The request: With the images removed, repeat the data below exactly.

Source material:
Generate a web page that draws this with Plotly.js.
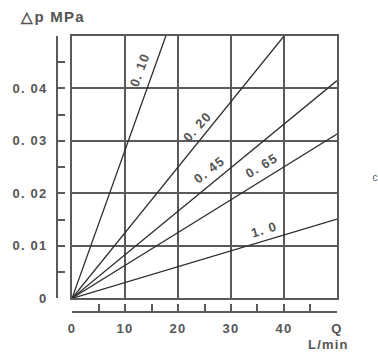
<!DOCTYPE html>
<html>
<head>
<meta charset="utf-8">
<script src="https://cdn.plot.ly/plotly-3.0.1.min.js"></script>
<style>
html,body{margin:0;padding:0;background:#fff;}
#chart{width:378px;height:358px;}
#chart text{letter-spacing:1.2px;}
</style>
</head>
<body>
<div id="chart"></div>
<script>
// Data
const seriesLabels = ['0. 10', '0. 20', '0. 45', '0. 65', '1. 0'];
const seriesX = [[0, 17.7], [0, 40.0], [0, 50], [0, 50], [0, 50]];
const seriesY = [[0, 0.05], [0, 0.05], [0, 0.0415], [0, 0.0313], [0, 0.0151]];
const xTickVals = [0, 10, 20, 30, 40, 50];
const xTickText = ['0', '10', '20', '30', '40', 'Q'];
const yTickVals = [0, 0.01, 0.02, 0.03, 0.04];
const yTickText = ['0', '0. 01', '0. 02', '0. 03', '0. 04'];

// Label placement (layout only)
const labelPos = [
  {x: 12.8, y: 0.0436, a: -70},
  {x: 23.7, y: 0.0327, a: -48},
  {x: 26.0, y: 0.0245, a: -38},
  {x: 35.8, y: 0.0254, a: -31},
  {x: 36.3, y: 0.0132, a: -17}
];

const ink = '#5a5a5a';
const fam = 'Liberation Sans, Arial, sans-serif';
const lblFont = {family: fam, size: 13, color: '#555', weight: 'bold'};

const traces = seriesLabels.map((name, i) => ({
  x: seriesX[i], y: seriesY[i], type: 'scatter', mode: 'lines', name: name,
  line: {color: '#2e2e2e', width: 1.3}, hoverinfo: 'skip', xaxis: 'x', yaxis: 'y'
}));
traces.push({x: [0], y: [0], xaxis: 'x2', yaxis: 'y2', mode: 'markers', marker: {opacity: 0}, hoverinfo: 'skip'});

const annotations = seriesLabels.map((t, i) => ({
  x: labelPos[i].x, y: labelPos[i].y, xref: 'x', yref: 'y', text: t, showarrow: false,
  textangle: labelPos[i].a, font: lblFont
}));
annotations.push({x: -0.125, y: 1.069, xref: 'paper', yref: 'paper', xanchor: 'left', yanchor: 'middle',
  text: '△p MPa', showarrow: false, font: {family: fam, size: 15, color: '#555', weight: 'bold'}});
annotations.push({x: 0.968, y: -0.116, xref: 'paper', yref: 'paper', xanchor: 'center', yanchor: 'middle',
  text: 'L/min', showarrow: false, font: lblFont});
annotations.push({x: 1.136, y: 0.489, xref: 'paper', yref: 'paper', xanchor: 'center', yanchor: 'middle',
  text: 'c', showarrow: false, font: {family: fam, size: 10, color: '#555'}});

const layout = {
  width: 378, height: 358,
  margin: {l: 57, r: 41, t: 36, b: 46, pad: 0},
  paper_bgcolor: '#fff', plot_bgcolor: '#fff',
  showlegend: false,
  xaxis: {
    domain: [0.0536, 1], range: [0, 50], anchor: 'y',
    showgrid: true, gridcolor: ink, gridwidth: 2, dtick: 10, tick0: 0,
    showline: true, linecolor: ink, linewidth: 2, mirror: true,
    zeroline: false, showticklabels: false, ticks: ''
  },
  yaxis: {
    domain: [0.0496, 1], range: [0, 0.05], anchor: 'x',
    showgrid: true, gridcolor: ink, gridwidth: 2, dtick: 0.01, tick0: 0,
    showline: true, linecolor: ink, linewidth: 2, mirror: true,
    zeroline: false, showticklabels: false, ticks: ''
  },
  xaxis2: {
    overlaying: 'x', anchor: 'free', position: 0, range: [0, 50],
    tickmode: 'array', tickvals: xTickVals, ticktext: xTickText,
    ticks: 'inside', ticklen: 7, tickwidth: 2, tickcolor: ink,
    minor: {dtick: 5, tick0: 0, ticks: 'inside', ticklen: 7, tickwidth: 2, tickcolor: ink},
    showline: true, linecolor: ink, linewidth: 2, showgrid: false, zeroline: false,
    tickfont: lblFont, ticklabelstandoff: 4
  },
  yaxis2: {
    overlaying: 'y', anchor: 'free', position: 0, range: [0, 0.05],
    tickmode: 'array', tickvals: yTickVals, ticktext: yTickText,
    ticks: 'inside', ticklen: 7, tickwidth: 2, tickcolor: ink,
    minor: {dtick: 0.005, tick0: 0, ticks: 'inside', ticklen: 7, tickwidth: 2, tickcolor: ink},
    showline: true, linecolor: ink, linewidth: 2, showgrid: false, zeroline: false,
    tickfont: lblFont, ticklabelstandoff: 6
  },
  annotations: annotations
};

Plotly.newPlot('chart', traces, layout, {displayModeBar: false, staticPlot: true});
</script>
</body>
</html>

Result of the exercise:
Generate a web page that draws this with Plotly.js.
<!DOCTYPE html>
<html>
<head>
<meta charset="utf-8">
<script src="https://cdn.plot.ly/plotly-3.0.1.min.js"></script>
<style>
html,body{margin:0;padding:0;background:#fff;}
#chart{width:378px;height:358px;}
#chart text{letter-spacing:1.2px;}
</style>
</head>
<body>
<div id="chart"></div>
<script>
// Data
const seriesLabels = ['0. 10', '0. 20', '0. 45', '0. 65', '1. 0'];
const seriesX = [[0, 17.7], [0, 40.0], [0, 50], [0, 50], [0, 50]];
const seriesY = [[0, 0.05], [0, 0.05], [0, 0.0415], [0, 0.0313], [0, 0.0151]];
const xTickVals = [0, 10, 20, 30, 40, 50];
const xTickText = ['0', '10', '20', '30', '40', 'Q'];
const yTickVals = [0, 0.01, 0.02, 0.03, 0.04];
const yTickText = ['0', '0. 01', '0. 02', '0. 03', '0. 04'];

// Label placement (layout only)
const labelPos = [
  {x: 12.8, y: 0.0436, a: -70},
  {x: 23.7, y: 0.0327, a: -48},
  {x: 26.0, y: 0.0245, a: -38},
  {x: 35.8, y: 0.0254, a: -31},
  {x: 36.3, y: 0.0132, a: -17}
];

const ink = '#5a5a5a';
const fam = 'Liberation Sans, Arial, sans-serif';
const lblFont = {family: fam, size: 13, color: '#555', weight: 'bold'};

const traces = seriesLabels.map((name, i) => ({
  x: seriesX[i], y: seriesY[i], type: 'scatter', mode: 'lines', name: name,
  line: {color: '#2e2e2e', width: 1.3}, hoverinfo: 'skip', xaxis: 'x', yaxis: 'y'
}));
traces.push({x: [0], y: [0], xaxis: 'x2', yaxis: 'y2', mode: 'markers', marker: {opacity: 0}, hoverinfo: 'skip'});

const annotations = seriesLabels.map((t, i) => ({
  x: labelPos[i].x, y: labelPos[i].y, xref: 'x', yref: 'y', text: t, showarrow: false,
  textangle: labelPos[i].a, font: lblFont
}));
annotations.push({x: -0.125, y: 1.069, xref: 'paper', yref: 'paper', xanchor: 'left', yanchor: 'middle',
  text: '△p MPa', showarrow: false, font: {family: fam, size: 15, color: '#555', weight: 'bold'}});
annotations.push({x: 0.968, y: -0.116, xref: 'paper', yref: 'paper', xanchor: 'center', yanchor: 'middle',
  text: 'L/min', showarrow: false, font: lblFont});
annotations.push({x: 1.136, y: 0.489, xref: 'paper', yref: 'paper', xanchor: 'center', yanchor: 'middle',
  text: 'c', showarrow: false, font: {family: fam, size: 10, color: '#555'}});

const layout = {
  width: 378, height: 358,
  margin: {l: 57, r: 41, t: 36, b: 46, pad: 0},
  paper_bgcolor: '#fff', plot_bgcolor: '#fff',
  showlegend: false,
  xaxis: {
    domain: [0.0536, 1], range: [0, 50], anchor: 'y',
    showgrid: true, gridcolor: ink, gridwidth: 2, dtick: 10, tick0: 0,
    showline: true, linecolor: ink, linewidth: 2, mirror: true,
    zeroline: false, showticklabels: false, ticks: ''
  },
  yaxis: {
    domain: [0.0496, 1], range: [0, 0.05], anchor: 'x',
    showgrid: true, gridcolor: ink, gridwidth: 2, dtick: 0.01, tick0: 0,
    showline: true, linecolor: ink, linewidth: 2, mirror: true,
    zeroline: false, showticklabels: false, ticks: ''
  },
  xaxis2: {
    overlaying: 'x', anchor: 'free', position: 0, range: [0, 50],
    tickmode: 'array', tickvals: xTickVals, ticktext: xTickText,
    ticks: 'inside', ticklen: 7, tickwidth: 2, tickcolor: ink,
    minor: {dtick: 5, tick0: 0, ticks: 'inside', ticklen: 7, tickwidth: 2, tickcolor: ink},
    showline: true, linecolor: ink, linewidth: 2, showgrid: false, zeroline: false,
    tickfont: lblFont, ticklabelstandoff: 4
  },
  yaxis2: {
    overlaying: 'y', anchor: 'free', position: 0, range: [0, 0.05],
    tickmode: 'array', tickvals: yTickVals, ticktext: yTickText,
    ticks: 'inside', ticklen: 7, tickwidth: 2, tickcolor: ink,
    minor: {dtick: 0.005, tick0: 0, ticks: 'inside', ticklen: 7, tickwidth: 2, tickcolor: ink},
    showline: true, linecolor: ink, linewidth: 2, showgrid: false, zeroline: false,
    tickfont: lblFont, ticklabelstandoff: 6
  },
  annotations: annotations
};

Plotly.newPlot('chart', traces, layout, {displayModeBar: false, staticPlot: true});
</script>
</body>
</html>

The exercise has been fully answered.